Terpaksalah Sammaria mengangguk.

“Tapi nanti mami pake baju apa ya?” tiba-tiba Mak Gondut udah milih2 baju di depan lemari 10 meternya tapi tetep ngaku gak punya baju tiap ada kawinan. Ternyata Mak Gondut juga sudah kegeeran bakal diajak shooting.

“Enam bulan lagilah kita shooting. Biar kuturunkan dulu berat badan,” kata Kak
Melda, another Boru Juntak yang tak kalah gajah dan tak kalah menyeramkan kalau sampai ditolak ikutan.

Jadi film ke dua Sammaria sudah diputuskan sebelum Sammaria sempat berkata tidak. Ternyata tidak hanya perkawinan di Batak saja yang ditentukan orang tua. Film tentang perkawinan di Batak pun ditentukan orang tua.

Sammaria merenung berusaha mencari inspirasi.
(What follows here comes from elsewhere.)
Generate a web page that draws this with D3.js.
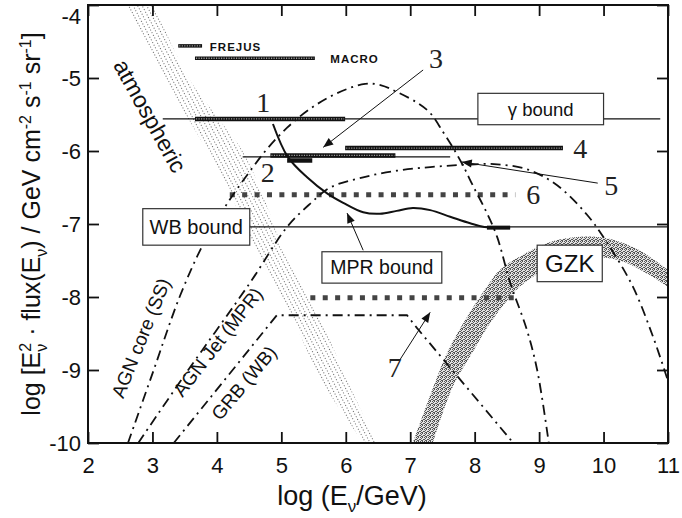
<!DOCTYPE html>
<html>
<head>
<meta charset="utf-8">
<script src="https://cdn.jsdelivr.net/npm/d3@7"></script>
<style>
  html, body { margin: 0; padding: 0; background: #fff; }
  svg { display: block; }
  text { font-family: "Liberation Sans", Arial, sans-serif; fill: #111; }
</style>
</head>
<body>
<svg id="chart" width="682" height="518"></svg>
<script>
// tick values
const xTicks = [2, 3, 4, 5, 6, 7, 8, 9, 10, 11];
const yTicks = [-4, -5, -6, -7, -8, -9, -10];

// atmospheric band : left / right edge at each y level
const atmY     = [-3.95, -5.0, -5.55, -6.0, -6.67, -7.5, -8.25, -9.14, -10.0];
const atmLeft  = [2.56, 3.18, 3.55, 3.85, 4.25, 4.68, 5.15, 5.62, 6.28];
const atmRight = [3.00, 3.56, 4.02, 4.40, 4.74, 5.10, 5.58, 6.02, 6.48];

// GZK band : upper and lower edge
const gzkUpper = [[7.04, -10.0], [7.36, -9.23], [7.57, -8.77], [7.85, -8.32], [8.19, -7.86],
  [8.39, -7.63], [8.75, -7.42], [9.28, -7.22], [9.95, -7.18], [10.49, -7.33], [11.0, -7.63]];
const gzkLower = [[7.35, -10.0], [7.66, -9.23], [7.96, -8.77], [8.27, -8.32], [8.70, -7.86],
  [9.09, -7.63], [9.63, -7.47], [10.21, -7.49], [10.64, -7.66], [11.0, -7.86]];

// model fluxes (dash-dot)
const agnCoreSS = [[2.62, -10], [3.0, -9.05], [3.43, -7.98], [3.82, -7.22], [4.16, -6.72],
  [4.56, -6.22], [4.80, -5.95], [5.09, -5.68], [5.45, -5.42], [5.86, -5.21], [6.30, -5.08],
  [6.55, -5.10], [6.79, -5.19], [7.11, -5.34], [7.31, -5.48], [7.51, -5.74], [7.66, -5.95],
  [7.82, -6.20], [7.97, -6.47], [8.19, -6.85], [8.35, -7.18], [8.55, -7.80], [8.81, -8.45],
  [8.97, -9.0], [9.15, -10]];
const agnJetMPR = [[2.78, -10], [3.5, -9.07], [4.51, -7.81], [5.09, -7.04], [5.45, -6.72],
  [5.76, -6.50], [6.27, -6.36], [6.79, -6.27], [7.31, -6.22], [7.82, -6.19], [8.3, -6.18],
  [8.81, -6.25], [9.28, -6.47], [9.75, -6.88], [10.05, -7.25], [10.45, -7.85], [10.77, -8.55],
  [11.0, -9.15]];
const grbWB = [[3.33, -10], [4.93, -8.25], [6.95, -8.25], [7.1, -8.42], [8.6, -10]];

// MPR bound (solid)
const mprBound = [[4.87, -5.63], [5.10, -6.08], [5.40, -6.36], [5.71, -6.58], [5.96, -6.71],
  [6.27, -6.84], [6.53, -6.86], [6.79, -6.82], [7.04, -6.78], [7.31, -6.81], [7.62, -6.90],
  [7.93, -6.99], [8.15, -7.04], [8.55, -7.05]];

// experimental limits (thick hatched)
const hatchedLimits = [
  {name: "FREJUS", x0: 3.40, x1: 3.77, y: -4.56},
  {name: "MACRO", x0: 3.66, x1: 5.52, y: -4.73},
  {name: "1", x0: 3.66, x1: 5.99, y: -5.56},
  {name: "2", x0: 4.83, x1: 6.77, y: -6.06},
  {name: "2b", x0: 5.09, x1: 5.48, y: -6.13},
  {name: "4", x0: 5.99, x1: 9.37, y: -5.96}
];
// expected sensitivities (square dots)
const dottedLimits = [
  {name: "6", x0: 4.20, x1: 8.63, y: -6.60},
  {name: "7", x0: 5.45, x1: 8.66, y: -8.01}
];
// thin horizontal lines
const thinLines = [
  {name: "gamma bound", x0: 3.16, x1: 10.88, y: -5.56},
  {name: "WB bound", x0: 2.85, x1: 11.0, y: -7.04},
  {name: "2", x0: 4.40, x1: 7.62, y: -6.08}
];
const mprEnd = {x0: 8.19, x1: 8.55, y: -7.05};

// framed labels
const boxes = [
  {label: "\u03b3 bound", x0: 8.05, x1: 10.0, y0: -5.21, y1: -5.64, size: 18.5},
  {label: "WB bound", x0: 2.85, x1: 4.51, y0: -6.79, y1: -7.29, size: 20},
  {label: "MPR bound", x0: 5.63, x1: 7.49, y0: -7.38, y1: -7.81, size: 19.5},
  {label: "GZK", x0: 8.97, x1: 9.98, y0: -7.29, y1: -7.79, size: 24}
];
// numbered labels
const numberLabels = [
  ["1", 4.72, -5.34], ["2", 4.79, -6.29], ["3", 7.40, -4.73], ["4", 9.64, -5.96],
  ["5", 10.12, -6.47], ["6", 8.91, -6.60], ["7", 6.76, -8.97]
];
// arrows : from -> to
const arrows = [
  [[7.20, -4.89], [5.65, -5.95]],
  [[9.91, -6.44], [7.80, -6.15]],
  [[6.27, -7.36], [6.02, -6.85]],
  [[6.84, -8.86], [7.31, -8.21]]
];

const margin = {top: 5, right: 14, bottom: 75, left: 88};
const width = 682 - margin.left - margin.right;
const height = 518 - margin.top - margin.bottom;

const svg = d3.select("#chart");
const g = svg.append("g").attr("transform", `translate(${margin.left},${margin.top})`);

const x = d3.scaleLinear().domain([2, 11]).range([0, width]);
const y = d3.scaleLinear().domain([-10, -4]).range([height, 0]);

/* defs : clip, patterns, arrow head */
const defs = svg.append("defs");
defs.append("clipPath").attr("id", "plotClip")
  .append("rect").attr("width", width).attr("height", height);

// atmospheric : light dotted streaks along the band
const atmPat = defs.append("pattern").attr("id", "atmDots")
  .attr("patternUnits", "userSpaceOnUse").attr("width", 3).attr("height", 4)
  .attr("patternTransform", "rotate(62)");
atmPat.append("rect").attr("x", 0).attr("y", 0).attr("width", 1).attr("height", 1).attr("fill", "#666");

// GZK : dense stipple
const gzkPat = defs.append("pattern").attr("id", "gzkDots")
  .attr("patternUnits", "userSpaceOnUse").attr("width", 4).attr("height", 4);
gzkPat.append("rect").attr("width", 4).attr("height", 4).attr("fill", "#e2e2e2");
[[0, 0], [2, 0], [1, 1], [3, 2], [0, 2], [2, 3], [1, 3]].forEach(p => {
  gzkPat.append("rect").attr("x", p[0]).attr("y", p[1]).attr("width", 1).attr("height", 1).attr("fill", "#555");
});

defs.append("marker").attr("id", "arrowHead")
  .attr("viewBox", "0 0 10 10").attr("refX", 10).attr("refY", 5)
  .attr("markerUnits", "userSpaceOnUse").attr("markerWidth", 13).attr("markerHeight", 10)
  .attr("orient", "auto")
  .append("path").attr("d", "M0,1 L10,5 L0,9 Z").attr("fill", "#111");

const plot = g.append("g").attr("clip-path", "url(#plotClip)");

/* atmospheric band */
const atmData = atmY.map((v, i) => ({y: v, l: atmLeft[i], r: atmRight[i]}));
plot.append("path")
  .datum(atmData)
  .attr("d", d3.area().y(d => y(d.y)).x0(d => x(d.l)).x1(d => x(d.r)).curve(d3.curveCatmullRom))
  .attr("fill", "url(#atmDots)");

/* GZK band */
const edge = d3.line().x(d => x(d[0])).y(d => y(d[1])).curve(d3.curveCatmullRom);
plot.append("path")
  .attr("d", edge(gzkUpper) + "L" + edge(gzkLower.slice().reverse()).slice(1) + "Z")
  .attr("fill", "url(#gzkDots)");

/* thin lines */
plot.selectAll(".thin").data(thinLines).join("line")
  .attr("class", "thin")
  .attr("x1", d => x(d.x0)).attr("x2", d => x(d.x1))
  .attr("y1", d => y(d.y)).attr("y2", d => y(d.y))
  .attr("stroke", "#111").attr("stroke-width", 1.4);

/* hatched limits */
hatchedLimits.forEach(d => {
  const thick = d.name === "FREJUS" || d.name === "MACRO" ? 3.5 : 4.5;
  plot.append("line")
    .attr("x1", x(d.x0)).attr("x2", x(d.x1)).attr("y1", y(d.y)).attr("y2", y(d.y))
    .attr("stroke", "#111").attr("stroke-width", thick);
  if (d.name !== "2b") {
    plot.append("line")
      .attr("x1", x(d.x0) + 1).attr("x2", x(d.x1) - 1).attr("y1", y(d.y)).attr("y2", y(d.y))
      .attr("stroke", "#999").attr("stroke-width", 1.4).attr("stroke-dasharray", "1.2,1.3");
  }
});

/* dotted limits */
plot.selectAll(".dotted").data(dottedLimits).join("line")
  .attr("class", "dotted")
  .attr("x1", d => x(d.x0)).attr("x2", d => x(d.x1))
  .attr("y1", d => y(d.y)).attr("y2", d => y(d.y))
  .attr("stroke", "#444").attr("stroke-width", 5).attr("stroke-dasharray", "5,7.4");

/* model curves */
const curve = d3.line().x(d => x(d[0])).y(d => y(d[1])).curve(d3.curveCatmullRom);
[agnCoreSS, agnJetMPR].forEach(data => {
  plot.append("path").attr("d", curve(data))
    .attr("fill", "none").attr("stroke", "#111").attr("stroke-width", 1.8)
    .attr("stroke-dasharray", "10,5,2,5");
});
plot.append("path").attr("d", d3.line().x(d => x(d[0])).y(d => y(d[1]))(grbWB))
  .attr("fill", "none").attr("stroke", "#111").attr("stroke-width", 1.8)
  .attr("stroke-dasharray", "10,5,2,5");

/* MPR bound */
plot.append("path").attr("d", curve(mprBound))
  .attr("fill", "none").attr("stroke", "#111").attr("stroke-width", 2);
plot.append("line")
  .attr("x1", x(mprEnd.x0)).attr("x2", x(mprEnd.x1)).attr("y1", y(mprEnd.y)).attr("y2", y(mprEnd.y))
  .attr("stroke", "#111").attr("stroke-width", 4);

/* boxes */
const box = g.selectAll(".box").data(boxes).join("g").attr("class", "box");
box.append("rect")
  .attr("x", d => x(d.x0)).attr("y", d => y(d.y0))
  .attr("width", d => x(d.x1) - x(d.x0)).attr("height", d => y(d.y1) - y(d.y0))
  .attr("fill", "#fff").attr("stroke", "#333").attr("stroke-width", 1.2);
box.append("text")
  .attr("x", d => (x(d.x0) + x(d.x1)) / 2).attr("y", d => (y(d.y0) + y(d.y1)) / 2)
  .attr("text-anchor", "middle").attr("dominant-baseline", "central")
  .style("font-size", d => d.size + "px")
  .text(d => d.label);

/* arrows */
g.selectAll(".arrow").data(arrows).join("line")
  .attr("class", "arrow")
  .attr("x1", d => x(d[0][0])).attr("y1", d => y(d[0][1]))
  .attr("x2", d => x(d[1][0])).attr("y2", d => y(d[1][1]))
  .attr("stroke", "#111").attr("stroke-width", 1)
  .attr("marker-end", "url(#arrowHead)");

/* numbers */
g.selectAll(".num").data(numberLabels).join("text")
  .attr("class", "num")
  .attr("x", d => x(d[1])).attr("y", d => y(d[2]))
  .attr("text-anchor", "middle").attr("dominant-baseline", "central")
  .style("font-family", "'Liberation Serif', 'DejaVu Serif', serif")
  .style("font-size", "28px").style("fill", "#222")
  .text(d => d[0]);

/* FREJUS / MACRO */
[["FREJUS", 3.89, -4.57], ["MACRO", 5.76, -4.74]].forEach(d => {
  g.append("text").attr("x", x(d[1])).attr("y", y(d[2]))
    .attr("dominant-baseline", "central")
    .style("font-size", "11.5px").style("font-weight", "bold").style("letter-spacing", "1px")
    .text(d[0]);
});

/* rotated labels */
[["atmospheric", 150, 116, 61, 23], ["AGN core (SS)", 141, 338, -68, 19],
 ["AGN Jet (MPR)", 218, 342, -52, 19], ["GRB (WB)", 244, 383, -50, 19]].forEach(d => {
  svg.append("text")
    .attr("transform", `translate(${d[1]},${d[2]}) rotate(${d[3]})`)
    .attr("text-anchor", "middle").attr("dominant-baseline", "central")
    .style("font-size", d[4] + "px")
    .text(d[0]);
});

/* axes */
g.append("g").attr("transform", `translate(0,${height})`)
  .call(d3.axisBottom(x).tickValues(xTicks).tickFormat(d => String(d))
    .tickSizeInner(-11).tickSizeOuter(0).tickPadding(14))
  .call(a => a.select(".domain").remove())
  .call(a => a.selectAll("text").style("font-size", "22px").attr("fill", "#111"));
g.append("g")
  .call(d3.axisLeft(y).tickValues(yTicks).tickFormat(d => String(d))
    .tickSizeInner(-11).tickSizeOuter(0).tickPadding(7))
  .call(a => a.select(".domain").remove())
  .call(a => a.selectAll("text").style("font-size", "22px").attr("fill", "#111"))
  .call(a => a.selectAll(".tick").filter(d => d === -4).select("text").attr("dy", "0.85em"));
g.append("g")
  .call(d3.axisTop(x).tickValues(xTicks).tickFormat("").tickSizeInner(-11).tickSizeOuter(0))
  .call(a => a.select(".domain").remove());
g.append("g").attr("transform", `translate(${width},0)`)
  .call(d3.axisRight(y).tickValues(yTicks).tickFormat("").tickSizeInner(-11).tickSizeOuter(0))
  .call(a => a.select(".domain").remove());
g.selectAll(".tick line").attr("stroke", "#111").attr("stroke-width", 1.8);

// frame
g.append("rect").attr("width", width).attr("height", height)
  .attr("fill", "none").attr("stroke", "#111").attr("stroke-width", 2);

/* axis titles */
const xt = svg.append("text")
  .attr("x", 352).attr("y", 505).attr("text-anchor", "middle")
  .style("font-size", "27px");
xt.append("tspan").text("log (E");
xt.append("tspan").attr("dy", 7).style("font-size", "17px").text("\u03bd");
xt.append("tspan").attr("dy", -7).text("/GeV)");

const yt = svg.append("text")
  .attr("transform", "translate(40,224) rotate(-90)").attr("text-anchor", "middle")
  .style("font-size", "25px");
yt.append("tspan").text("log [E");
yt.append("tspan").attr("dy", 7).style("font-size", "16px").text("\u03bd");
yt.append("tspan").attr("dx", -8).attr("dy", -16).style("font-size", "16px").text("2");
yt.append("tspan").attr("dy", 9).text(" \u00b7 flux(E");
yt.append("tspan").attr("dy", 7).style("font-size", "16px").text("\u03bd");
yt.append("tspan").attr("dy", -7).text(") / GeV cm");
yt.append("tspan").attr("dy", -9).style("font-size", "16px").text("-2");
yt.append("tspan").attr("dy", 9).text(" s");
yt.append("tspan").attr("dy", -9).style("font-size", "16px").text("-1");
yt.append("tspan").attr("dy", 9).text(" sr");
yt.append("tspan").attr("dy", -9).style("font-size", "16px").text("-1");
yt.append("tspan").attr("dy", 9).text("]");
</script>
</body>
</html>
Tiba2 sebuah message di facebook nongol.

Dari si Kunyir, si nyinyir 30 tahun yang belon kawin2. Kunyir ngirimin foto hasil eksperimen dia biar Sammaria bisa makan chocolate fondant kesukaannya yang cuma ada di Jakarta. Mencium baunya aja Sammaria udah goyang-goyang ekor.

Sontak Sammaria terharu. Bau chocolate fondant tidak lagi begitu ngangenin. Tiba-tiba Sammaria malah kangen semilir minyak tawon si Kunyir yang selalu bikin bau satu kamar tiap nginep bareng Kunyir.

Sammaria looked back at her laptop, trying to write something important.
But what is important to her?

Si Kunyir, mbak2 nyinyir 30 tahun yang belum kawin2 because of some mas-mas autis who cannot see how beautiful she is.

Si Kunyil, neng2 geulis bin ajaib yang cuma pernah 2 kali jadian di hidupnya while she deserves better than those two snobs.

Mak Gondut, mak comblang nomor wahid yang kesusahan nyomblangin anak sendiri.

Opung Mak, nenek2 yang mulai halusinasi karena kurang temen ngobrol semenjak suaminya meninggal.

Si Chica, singa galak yang ngakunya galak karena belum kawin2 (dan pas mo kawin tetep galak karena stres mo kawin)

These are the people important to her. If making a movie based on their characters put a bit of light in their eyes, then this is a story she should write.

But what about the intersex director that fight for human being? About some hungry people in Gaza? About helping the flood victim in Medina? About all those important stuffs in this world?

I guess some important people will write about them.

So this is my next story.


A story about an unimportant Indonesian girl, in search of a perfect love, but never feels less important, because she was surrounded by those she loves, the unimportant people of the world.